Introduction

What is The New Yorker? I know it’s a great magazine and that it’s a tremendous source of pleasure in my life. But what exactly is it? This blog’s premise is that The New Yorker is a work of art, as worthy of comment and analysis as, say, Keats’s “Ode on a Grecian Urn.” Each week I review one or more aspects of the magazine’s latest issue. I suppose it’s possible to describe and analyze an entire issue, but I prefer to keep my reviews brief, and so I usually focus on just one or two pieces, to explore in each the signature style of its author. A piece by Nick Paumgarten is not like a piece by Jill Lepore, and neither is like a piece by Ian Frazier. One could not mistake Collins for Seabrook, or Bilger for Goldfield, or Mogelson for Kolbert. Each has found a style, and it is that style that I respond to as I read, and want to understand and describe.

Wednesday, July 12, 2023

Favorite Photo Reviews 8: Philip Gefter's "Sex and Longing in Larry Sultan's California Suburbs"

Larry Sultan, Business Page (1985)











This is the third post in my “Favorite Photo Reviews” series. Today’s pick is Philip Gefter’s “Sex and Longing in Larry Sultan’s California Suburbs” (“Photo Booth,” newyorker.com, April 9, 2017).

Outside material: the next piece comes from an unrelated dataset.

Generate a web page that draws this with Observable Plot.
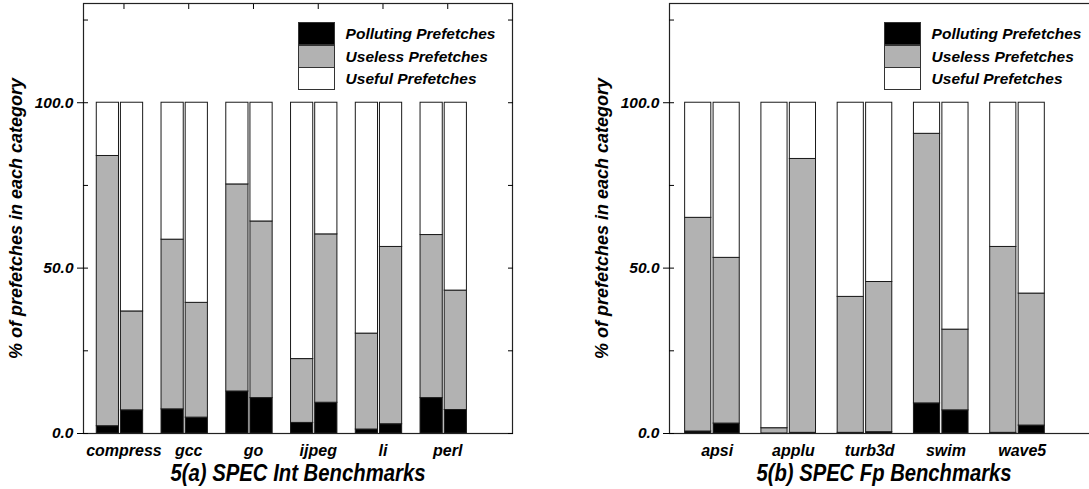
<!DOCTYPE html>
<html>
<head>
<meta charset="utf-8">
<script src="https://cdn.jsdelivr.net/npm/d3@7"></script>
<script src="https://cdn.jsdelivr.net/npm/@observablehq/plot@0.6"></script>
<style>
html, body { margin: 0; padding: 0; background: #fff; }
#fig { position: relative; width: 1089px; height: 489px; overflow: hidden;
  font-family: "Liberation Sans", Arial, Helvetica, sans-serif; font-weight: bold; font-style: italic; color: #000; }
.panel { position: absolute; top: 0; height: 489px; }
.panel svg { max-width: none !important; }
.legend { position: absolute; top: 22px; }
.sw { position: absolute; left: 0; width: 37px; height: 23px; box-sizing: border-box; border: 1px solid #333; }
.lt { position: absolute; left: 48px; font-size: 15.5px; line-height: 23px; white-space: nowrap; }
</style>
</head>
<body>
<div id="fig"></div>
<script>
// ---- data ----
const categories = ["Polluting Prefetches", "Useless Prefetches", "Useful Prefetches"];
const categoryColors = ["#000000", "#b2b2b2", "#ffffff"];
const yLabel = "% of prefetches in each category";
const yTicks = [0, 50, 100];
const yMinorTicks = [0, 25, 50, 75, 100, 125];

// Panel (a): SPEC Int
const intTitle = "5(a) SPEC Int Benchmarks";
const intBenchmarks = ["compress", "gcc", "go", "ijpeg", "li", "perl"];
const intPollutingA = [2.2, 7.3, 12.7, 3.2, 1.2, 10.7];
const intUselessA   = [81.7, 51.3, 62.6, 19.3, 29.0, 49.3];
const intUsefulA    = [16.1, 41.4, 24.7, 77.5, 69.8, 40.0];
const intPollutingB = [7.0, 4.8, 10.7, 9.3, 2.8, 7.1];
const intUselessB   = [29.9, 34.7, 53.4, 50.9, 53.6, 36.1];
const intUsefulB    = [63.1, 60.5, 35.9, 39.8, 43.6, 56.8];

// Panel (b): SPEC Fp
const fpTitle = "5(b) SPEC Fp Benchmarks";
const fpBenchmarks = ["apsi", "applu", "turb3d", "swim", "wave5"];
const fpPollutingA = [0.6, 0.0, 0.2, 9.1, 0.2];
const fpUselessA   = [64.6, 1.6, 41.1, 81.5, 56.2];
const fpUsefulA    = [34.8, 98.4, 58.7, 9.4, 43.6];
const fpPollutingB = [3.0, 0.2, 0.4, 7.0, 2.4];
const fpUselessB   = [50.1, 82.8, 45.4, 24.4, 39.9];
const fpUsefulB    = [46.9, 17.0, 54.2, 68.6, 57.7];

// ---- layout ----
const barOffsets = [[-0.42, -0.077], [-0.047, 0.296]];

function buildRows(benches, variants) {
  const rows = [];
  benches.forEach((b, i) => {
    variants.forEach((series, v) => {
      let base = 0;
      series.forEach((arr, c) => {
        rows.push({bench: b, pos: i + 1, variant: v, category: categories[c], y1: base, y2: base + arr[i]});
        base += arr[i];
      });
    });
  });
  return rows;
}

const font = '"Liberation Sans", Arial, Helvetica, sans-serif';

function panel({benches, rows, title, width, marginLeft, marginRight, topTicks}) {
  const n = benches.length;
  const xt = d3.range(1, n + 1);
  const svg = Plot.plot({
    width, height: 489,
    marginLeft, marginRight, marginTop: 3, marginBottom: 56,
    style: {fontFamily: font, fontWeight: "bold", fontStyle: "italic", color: "#000", background: "transparent", overflow: "visible", maxWidth: "none"},
    x: {type: "linear", domain: [0.375, n + 1]},
    y: {domain: [0, 130]},
    color: {domain: categories, range: categoryColors},
    marks: [
      Plot.rect(rows, {
        x1: d => d.pos + barOffsets[d.variant][0],
        x2: d => d.pos + barOffsets[d.variant][1],
        y1: "y1", y2: "y2",
        fill: "category", stroke: "#1a1a1a", strokeWidth: 1
      }),
      Plot.frame({stroke: "#222", strokeWidth: 1.2}),
      Plot.axisY({anchor: "left", ticks: yTicks, tickSize: 6, tickPadding: 4,
        tickFormat: d => d.toFixed(1), fontSize: 15.5, label: null}),
      Plot.axisY({anchor: "left", ticks: yMinorTicks, tickSize: -5, fill: "none", label: null}),
      Plot.axisY({anchor: "right", ticks: yMinorTicks, tickSize: -5, fill: "none", label: null}),
      topTicks ? Plot.axisX({anchor: "top", ticks: xt, tickSize: -5, fill: "none", label: null}) : null,
      Plot.axisX({anchor: "bottom", ticks: xt, tickSize: 0, tickPadding: 11,
        tickFormat: i => benches[i - 1], fontSize: 16, label: null}),
      Plot.text([yLabel], {frameAnchor: "left", dx: -67, rotate: -90, textAnchor: "middle", lineAnchor: "middle",
        fontSize: 18, text: d => d, fill: "#000"}),
      Plot.text([title], {frameAnchor: "bottom", dy: 47, lineAnchor: "bottom", textAnchor: "middle",
        fontSize: 23, text: d => d, fill: "#000"})
    ]
  });
  svg.querySelectorAll("text").forEach(t => {
    if (t.textContent === title) {
      t.setAttribute("textLength", 255);
      t.setAttribute("lengthAdjust", "spacingAndGlyphs");
    }
  });
  return svg;
}

function legend(left) {
  const lg = document.createElement("div");
  lg.className = "legend";
  lg.style.left = left + "px";
  categories.forEach((c, k) => {
    const sw = document.createElement("div");
    sw.className = "sw";
    sw.style.top = (k * 22.7) + "px";
    sw.style.background = categoryColors[k];
    lg.appendChild(sw);
    const t = document.createElement("div");
    t.className = "lt";
    t.style.top = (k * 22.7) + "px";
    t.textContent = c;
    lg.appendChild(t);
  });
  return lg;
}

const fig = document.getElementById("fig");

const configs = [
  {benches: intBenchmarks, title: intTitle, left: 0, width: 545, marginLeft: 83, marginRight: 33, topTicks: true,
   variants: [[intPollutingA, intUselessA, intUsefulA], [intPollutingB, intUselessB, intUsefulB]]},
  {benches: fpBenchmarks, title: fpTitle, left: 544, width: 560, marginLeft: 125, marginRight: 6, topTicks: false,
   variants: [[fpPollutingA, fpUselessA, fpUsefulA], [fpPollutingB, fpUselessB, fpUsefulB]]}
];

configs.forEach(cfg => {
  const div = document.createElement("div");
  div.className = "panel";
  div.style.left = cfg.left + "px";
  div.style.width = cfg.width + "px";
  const rows = buildRows(cfg.benches, cfg.variants);
  div.appendChild(panel({benches: cfg.benches, rows, title: cfg.title, width: cfg.width,
    marginLeft: cfg.marginLeft, marginRight: cfg.marginRight, topTicks: cfg.topTicks}));
  div.appendChild(legend(cfg.marginLeft + 214.6));
  fig.appendChild(div);
});
</script>
</body>
</html>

I chose this piece because, firstly, it introduced me to the work of an amazing photographer I’d never heard of before - Larry Sultan; and secondly, I love the title. The great thing about this review is the photography itself - eleven images, arranged slideshow-style. I remember flicking through them for the first time. I came to #4, Business Page (1985). It blew my mind. I’d never seen anything like it. I love light. I love shadows. I love reflections. This picture had all three of those elements, plus something ravishingly extra - illumination. The way the natural light illumines the newspaper page is extraordinary. It’s a dazzling, transfixing, original composition. It went directly into my personal collection of great photographs. 

The writing in this piece in not too shabby either. I relish this observation: “Larry’s photographs possess a quality of hard-edged California light, heightened color, optical precision, and, often, domestic familiarity made more fascinating by the power of his imagination.”